I took out a wrong bulb yesterday at first when I replaced the non working license plate bulb, so when I replaced the right one, now I have both left and right rear brake light alarms on the cluster when I start the car along white light light on cluster. Damn the car only has 42k miles, wow, how is it going to be at 80k, after having toyota lexus acura and honda cars I hope I am not going to be in for a ride with this Jetta, love the car though..


----------



## flynavyj (Jan 26, 2007)

have you had someone sit in the car and hit the brakes and turn signals for you yet? might be worth a shot. I have the "dumb" cluster in my car, which will simply say "light out" so you go hunting after every light, and looking for one that's not working. I thought the light was an error, but later found that one of my rear brake lights was actually out. You have to remember that you have 2 bulbs per side, one's brake, and one's turn signal.


----------



## dlomonosov (Jun 8, 2009)

found them.. you are right the inside bulbs on the brake light are bad, will replace them. 
as far as a possible radiator fan being a problem and the check engine light coming back and going away, the smaller fan on the radiator is sitting still, not moving, that might be a problem.
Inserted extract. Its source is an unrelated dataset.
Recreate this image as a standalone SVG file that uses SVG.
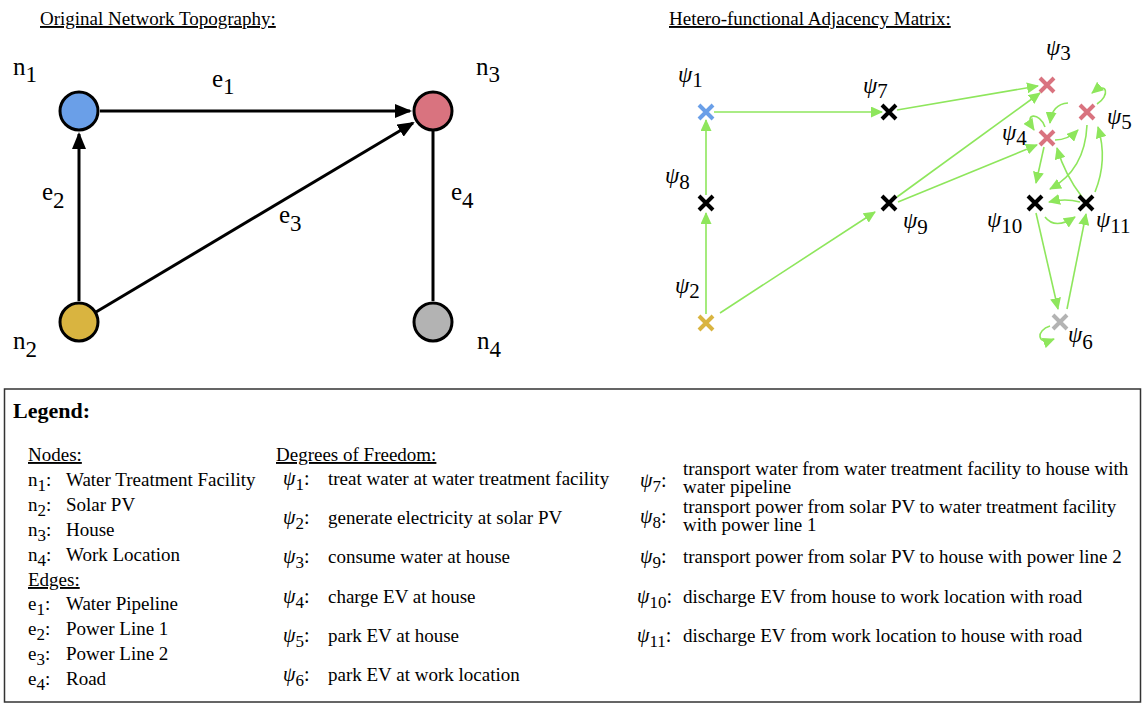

Is that an exensive fix? looks like I bought myself a headache, and only have 42k on it. Is the small fan should be working at all times? How much and how hard is the fix, can I do it myself, is that an easy DIY? I will order the AC blower tonight to get rid of the loud cabit noise. Anyone know how cold should the AC blow out of the fan, is 48-52 degrees what it should blow?
Now anyone have the steering light on cluster come on? Any common or known issues on this electic steering? Is it a coinsidence that the light came on when I drove the car with unbalance tires and the steering shook like crazy and maybe cause the sensor to come on?


----------



## Unilateral Phase Detractor (Aug 23, 2005)

*Re: (dlomonosov)*

The fan problem is pretty common http://forums.vwvortex.com/zerothread?id=3936616
Hopefully parts are more available. If you figure out which one you need, you can get it online for ~$200 + shipping. I don't think it is that hard to change it yourself, but you'll probably want to have the Bentley manual and read it carefully.


----------